*** Dataset section ***

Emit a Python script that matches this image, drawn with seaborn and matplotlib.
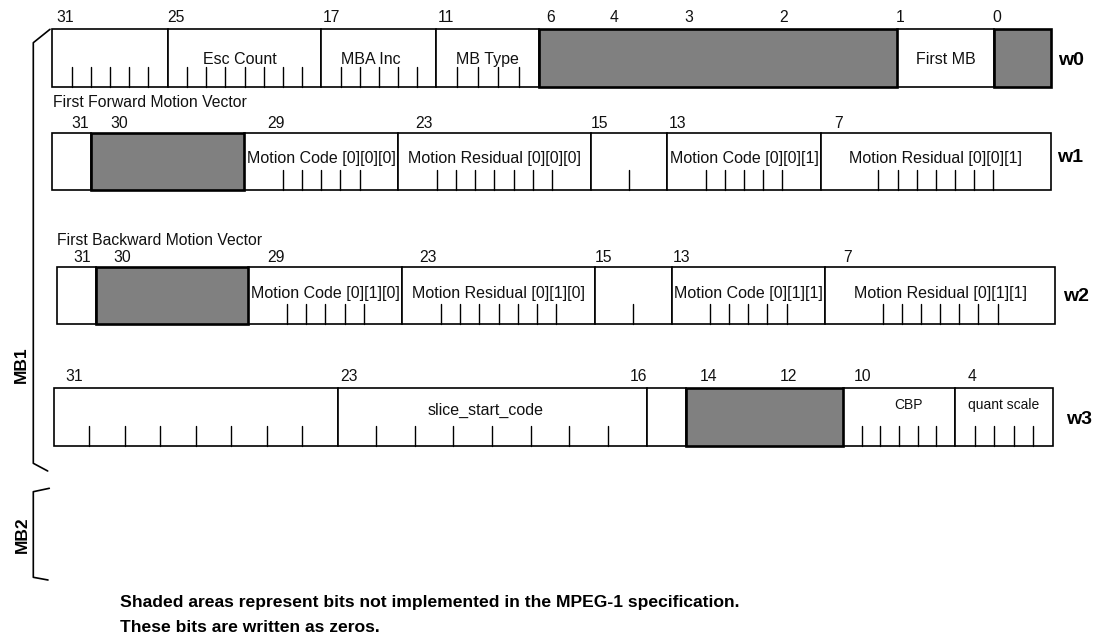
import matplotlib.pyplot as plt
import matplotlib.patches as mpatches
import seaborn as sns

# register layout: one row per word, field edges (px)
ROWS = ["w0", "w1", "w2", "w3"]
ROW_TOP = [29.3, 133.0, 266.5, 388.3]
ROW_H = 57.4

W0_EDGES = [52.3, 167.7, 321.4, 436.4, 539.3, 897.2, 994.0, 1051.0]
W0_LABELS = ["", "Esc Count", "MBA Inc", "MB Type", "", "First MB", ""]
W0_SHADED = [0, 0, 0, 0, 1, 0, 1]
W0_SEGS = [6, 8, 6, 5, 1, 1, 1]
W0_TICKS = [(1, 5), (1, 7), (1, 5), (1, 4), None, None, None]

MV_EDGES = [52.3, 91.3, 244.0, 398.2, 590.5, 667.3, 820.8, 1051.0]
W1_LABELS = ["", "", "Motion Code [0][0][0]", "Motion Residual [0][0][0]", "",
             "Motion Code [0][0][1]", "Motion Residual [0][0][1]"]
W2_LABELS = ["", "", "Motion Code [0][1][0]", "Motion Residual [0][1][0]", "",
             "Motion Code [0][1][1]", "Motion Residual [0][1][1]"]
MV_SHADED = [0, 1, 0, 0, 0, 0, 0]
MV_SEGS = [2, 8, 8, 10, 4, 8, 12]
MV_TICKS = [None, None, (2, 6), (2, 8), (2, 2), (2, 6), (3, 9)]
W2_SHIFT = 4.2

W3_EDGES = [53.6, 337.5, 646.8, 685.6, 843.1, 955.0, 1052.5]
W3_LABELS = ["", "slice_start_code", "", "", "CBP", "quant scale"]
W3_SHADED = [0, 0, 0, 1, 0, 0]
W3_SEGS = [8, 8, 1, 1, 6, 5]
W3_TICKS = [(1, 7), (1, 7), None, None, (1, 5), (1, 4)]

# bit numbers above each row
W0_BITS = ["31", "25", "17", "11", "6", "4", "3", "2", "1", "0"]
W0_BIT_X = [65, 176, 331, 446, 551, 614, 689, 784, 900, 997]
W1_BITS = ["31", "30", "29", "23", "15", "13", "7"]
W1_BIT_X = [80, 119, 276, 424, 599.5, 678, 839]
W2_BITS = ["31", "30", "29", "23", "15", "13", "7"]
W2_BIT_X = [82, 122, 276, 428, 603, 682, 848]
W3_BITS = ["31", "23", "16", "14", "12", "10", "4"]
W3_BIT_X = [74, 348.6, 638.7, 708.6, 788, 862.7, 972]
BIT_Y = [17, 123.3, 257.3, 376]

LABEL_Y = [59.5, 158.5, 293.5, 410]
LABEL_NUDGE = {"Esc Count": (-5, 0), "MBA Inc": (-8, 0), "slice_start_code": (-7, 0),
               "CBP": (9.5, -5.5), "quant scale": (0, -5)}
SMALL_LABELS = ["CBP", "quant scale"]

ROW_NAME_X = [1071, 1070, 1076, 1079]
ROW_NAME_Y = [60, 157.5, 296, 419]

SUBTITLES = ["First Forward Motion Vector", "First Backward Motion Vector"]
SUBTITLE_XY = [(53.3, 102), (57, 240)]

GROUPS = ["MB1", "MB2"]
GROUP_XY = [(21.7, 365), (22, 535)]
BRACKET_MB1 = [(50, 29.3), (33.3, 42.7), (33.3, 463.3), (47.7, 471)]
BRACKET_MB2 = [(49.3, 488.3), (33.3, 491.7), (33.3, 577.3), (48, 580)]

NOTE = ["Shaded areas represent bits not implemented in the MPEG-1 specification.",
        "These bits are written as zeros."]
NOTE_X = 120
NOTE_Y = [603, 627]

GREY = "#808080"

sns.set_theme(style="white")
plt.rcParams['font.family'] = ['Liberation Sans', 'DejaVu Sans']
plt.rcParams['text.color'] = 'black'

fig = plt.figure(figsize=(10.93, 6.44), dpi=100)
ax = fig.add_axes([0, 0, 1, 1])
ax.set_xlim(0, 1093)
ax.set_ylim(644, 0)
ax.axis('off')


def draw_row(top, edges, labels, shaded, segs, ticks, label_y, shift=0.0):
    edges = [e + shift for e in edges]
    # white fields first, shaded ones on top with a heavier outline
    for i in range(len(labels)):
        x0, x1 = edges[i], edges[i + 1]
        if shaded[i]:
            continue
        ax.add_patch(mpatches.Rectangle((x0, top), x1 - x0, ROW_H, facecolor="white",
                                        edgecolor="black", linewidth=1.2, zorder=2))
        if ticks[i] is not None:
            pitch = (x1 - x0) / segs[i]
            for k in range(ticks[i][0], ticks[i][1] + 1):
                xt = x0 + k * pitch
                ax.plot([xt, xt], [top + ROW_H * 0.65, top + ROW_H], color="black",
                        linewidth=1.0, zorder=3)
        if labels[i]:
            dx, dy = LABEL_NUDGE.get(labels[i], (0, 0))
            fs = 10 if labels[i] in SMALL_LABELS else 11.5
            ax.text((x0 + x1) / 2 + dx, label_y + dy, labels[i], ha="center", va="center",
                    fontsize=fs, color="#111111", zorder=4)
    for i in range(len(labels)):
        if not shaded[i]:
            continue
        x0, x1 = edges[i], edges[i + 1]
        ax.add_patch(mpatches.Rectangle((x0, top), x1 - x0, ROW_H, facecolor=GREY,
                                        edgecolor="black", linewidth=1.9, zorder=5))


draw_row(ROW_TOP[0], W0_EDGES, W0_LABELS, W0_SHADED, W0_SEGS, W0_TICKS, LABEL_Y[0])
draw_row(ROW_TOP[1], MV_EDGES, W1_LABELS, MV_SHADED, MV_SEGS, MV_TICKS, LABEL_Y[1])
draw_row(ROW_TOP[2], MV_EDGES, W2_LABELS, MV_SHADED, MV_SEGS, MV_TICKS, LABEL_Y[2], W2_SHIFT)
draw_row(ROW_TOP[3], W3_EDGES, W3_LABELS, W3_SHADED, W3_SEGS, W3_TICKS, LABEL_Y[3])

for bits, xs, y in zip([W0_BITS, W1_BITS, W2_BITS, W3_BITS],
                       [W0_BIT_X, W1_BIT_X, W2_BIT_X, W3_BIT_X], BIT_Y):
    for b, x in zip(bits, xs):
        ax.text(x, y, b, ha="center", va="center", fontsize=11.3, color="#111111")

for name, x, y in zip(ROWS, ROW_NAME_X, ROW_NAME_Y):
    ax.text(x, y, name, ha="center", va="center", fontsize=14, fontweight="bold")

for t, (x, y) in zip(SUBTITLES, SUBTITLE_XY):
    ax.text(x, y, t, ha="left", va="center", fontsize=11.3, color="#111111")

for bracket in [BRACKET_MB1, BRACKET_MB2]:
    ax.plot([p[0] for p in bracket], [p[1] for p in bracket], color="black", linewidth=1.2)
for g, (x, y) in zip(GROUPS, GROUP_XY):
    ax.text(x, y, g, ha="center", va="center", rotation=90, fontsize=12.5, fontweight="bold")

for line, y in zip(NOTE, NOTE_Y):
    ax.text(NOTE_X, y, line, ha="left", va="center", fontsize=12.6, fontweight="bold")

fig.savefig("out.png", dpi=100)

***

#### [Written instruction]
Repeat only what lies between the start of the data and the end of the line containing "ROW_H = 57.4", exactly, with pictures left out.

#### [Answer to the problem]
Emit a Python script that matches this image, drawn with seaborn and matplotlib.
import matplotlib.pyplot as plt
import matplotlib.patches as mpatches
import seaborn as sns

# register layout: one row per word, field edges (px)
ROWS = ["w0", "w1", "w2", "w3"]
ROW_TOP = [29.3, 133.0, 266.5, 388.3]
ROW_H = 57.4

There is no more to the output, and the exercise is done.